Рвач | страница 48
Чем занимались люди в течение первых трех-четырех лет революции? Если не брать в расчет некоторых занятий, равно обязательных для всех, как то: бесчисленных заседаний, взаимного истребления на фронтах, голодания или стояния в очередях, - то окажется, что все занимались тогда неприсущими им делами. Диктовалось это не только, скажем даже не столько, привлекательностью пайков различных главков с наименованиями, малопонятными для большинства населения, но главным образом общей сумятицей, в которой окончательно перепутались все идеи и все профессии. Замечательное время, когда поэту из «артистического кружка» была поручена статистика госконтроля, когда биржевой хроникер Шейфес занимался не чем иным, как охраной материнства, а гардеробщик Григорий организовывал ботанические экскурсии при всеобуче! Нас удивляет скорей папаша, не сделавшийся, вследствие своего крайнего консерватизма, инструктором какой-нибудь коллективно-мимической студии, нежели Михаил, покорившийся сумасшедшей логике событий и в ответ на предложение, сделанное ему одним из бывших посетителей «кружка», согласившийся направиться в собес. Ни паек, ни мандаты не играли в этом решении никакой роли. Михаил был одержим жаждой деятельности и, не обладая квалификацией, согласился работать над чем угодно, лишь бы работать. Лихорадочная активность тогда овладевала всеми, и экзальтация собесовских фребеличек отнюдь не была исключительной.
Киевляне встретили большевиков, как встречают на глухом полустанке столичные газеты. Изнемогавшие от паштетных и от холостых переворотов, от гетманцев и от петлюровцев, с равным усердием насаждавших одни «твердый знак», другие «мягкий» и этим ограничивавших культурное строительство, они кинулись в гущу бесчисленных комитетов, комиссии и совещаний. Это было время проектов и смет, пусть потом безжалостно обкорнанных цензурой жизни, но от этого не ставших ни глупыми, ни праздными, какими хотят их представить теперь иные чересчур прозревшие мечтатели. Не пора ли нам перенести обличительность наших усмешек с юноши, детально проектирующего установку всеобщего счастья, на его позднейшее перевоплощение, то есть на брюзжащего скептика, для которого ограниченность средств из беды превращается в некоторый пафос жизни, для которого отсутствие теорий - теория, а хозрасчет - единственное мерило человеческих идеалов?

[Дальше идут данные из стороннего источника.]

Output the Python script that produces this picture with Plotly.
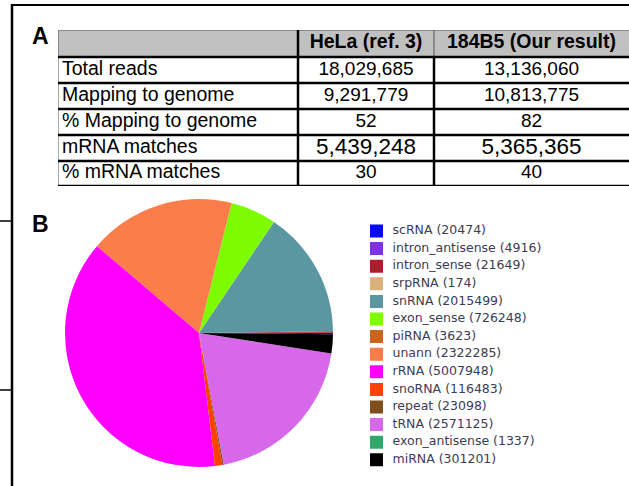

К прискорбию, мало что сохранилось оттого периода. Даже так называемые «материалы», то есть вагоны бумаги, исписанные благородными фантастами, были сожжены, частью перед приходом белых перепуганными домкомами, частью впоследствии для растопки «буржуек», отличавшихся плохой тягой. Сколько высокого и завлекательного таили эти сгоревшие проекты! Жизнь, нарисованная в них, обладала притягательностью возвращенного рая. «Дворцы труда» и «дворцы искусства» высились чуть ли не в каждом квартале, причем названные, очевидно, в честь детских сказочных воспоминаний «дворцами», они оправдывали свое название. Сколько непонятных чертежей, сколько десятизначных цифр, сколько садов на крышах и электрических вентиляторов! Это все предназначалось для какой-нибудь Демиевки, где нет не только дворцов, но и порядочного дома с водопроводом и канализацией, где взор прохожего обнаруживает, вместо проектированных цветников, мальчугана, остановившегося в подозрительной позе у забора, под сакраментальной всероссийской мольбой: «Останавливаца воспрещаица». Архитекторы покрывали Киев скверами, отводя услужливо место скульптурам не только для десяти разновидностей Карла Маркса, но даже для памятника некоему борцу за освобождение мартиникских невольников. Музыканты обещали в ближайшем будущем исполнение на заводских гудках новых рапсодий. Педагоги уже видели всех детей резвящимися во «дворце ребенка» (конечно же, во дворце!). Они спорили только о том, как должны выглядеть комнаты для отдыха чересчур впечатлительных к ярким тонам детей. Что касается врачей, то они заботливо отсылали всех киевлян в крымские «дома отдыха». Но разве мыслимо перечислить, хотя бы вкратце, содержание этих пудов бумаги, согревшей на месяц сердца людей, а потом, в тяжелую зиму, на час, их иззябшие тела? Если среди них имелся проект подачи сигналов красному Марсу и смета на всеобщее обязательное обучение пластике, дабы превратить корявую походку граждан в грациозное порхание, предпочтем все же взволнованное молчание невзыскательной насмешке.